Related tags Sustainable packaging Packaging Packaging and labeling

Britvic announced Friday that it will commit to a UK-based scheme
designed to cut packaging waste from its products as part of an
agreement with the Waste & Resource Action Programme (WRAP).

The company aim to develop new technology and strategies that will further cut the amount of materials needed in its packaging as part of WRAP's Courtauld commitment.

The agreement comes as governments and environmental organisations maintain pressure on food and beverage groups to cut down on waste created from packaging of its products and the burden it is having on the environment.

The Courtauld commitment, which began in 2005, has been a response to this pressure by engaging a number of the major players within the industry to help meet three key aims for reducing packaging waste.

According to WRAP these aims are to design out packaging waste by 2008, with "absolute" reductions then expected by 2010.
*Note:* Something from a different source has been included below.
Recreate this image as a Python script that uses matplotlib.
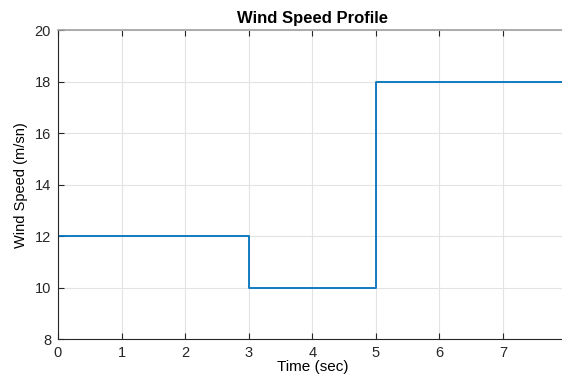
import matplotlib.pyplot as plt

# wind speed profile (step changes)
time_s = [0, 3, 5, 8]
wind_speed = [12, 10, 18, 18]
x_ticks = [0, 1, 2, 3, 4, 5, 6, 7]
y_ticks = [8, 10, 12, 14, 16, 18, 20]

plt.rcParams['font.family'] = ['Liberation Sans', 'DejaVu Sans']

fig = plt.figure(figsize=(5.62, 3.77), dpi=100)
ax = fig.add_axes([0.1032, 0.1, 0.905, 0.82])

ax.step(time_s, wind_speed, where='post', color='#0072BD', linewidth=1.3)

ax.set_xlim(0, 8)
ax.set_ylim(8, 20)
ax.set_xticks(x_ticks)
ax.set_yticks(y_ticks)
ax.grid(True, color='#e3e3e3', linewidth=0.8)
ax.set_axisbelow(True)
ax.tick_params(direction='in', length=4, width=0.8, colors='#262626', labelsize=10.5,
               top=True, right=False)
ax.tick_params(axis='y', pad=5)
ax.tick_params(axis='x', pad=5)
for side in ['left', 'bottom']:
    ax.spines[side].set_color('#262626')
    ax.spines[side].set_linewidth(0.8)
ax.spines['top'].set_color('#a0a0a0')
ax.spines['top'].set_linewidth(1.2)
ax.spines['right'].set_visible(False)

ax.set_title('Wind Speed Profile', fontsize=12, fontweight='bold', pad=5)
ax.set_xlabel('Time (sec)', fontsize=11, labelpad=0)
ax.set_ylabel('Wind Speed (m/sn)', fontsize=10.5, labelpad=5)

fig.savefig('out.png', dpi=100)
It also requires companies to identify adoptable measures in how to tackle the issue of food waste.

Wrap is a government-backed programme charged with ensuring that the UK meets EU requirements on reducing waste throughout the bloc.

Britvic's cheif executive Paul Moody said the decision to join the scheme was in response to growing concerns from customers for a greater green focus on how it conducts its operations.

"WRAP's objectives clearly align with Britvic's packaging innovation strategy," he stated.

"Consumers are looking for more and more ways to reduce waste to landfill and this is an important issue for us as manufacturers - allowing us to make a difference."

The company stressed that it was already working towards waste reduction, claiming that all its packaging was fully recyclable.

In terms of improving its focus, it pointed in particular to its J2O juice brand as an example of its packaging commitments under the new strategy.

The company claim to have already reduced the level of glass used to package the product by 11.5 per cent, and expects that further research will allow for greater cuts in the packaging material it needs.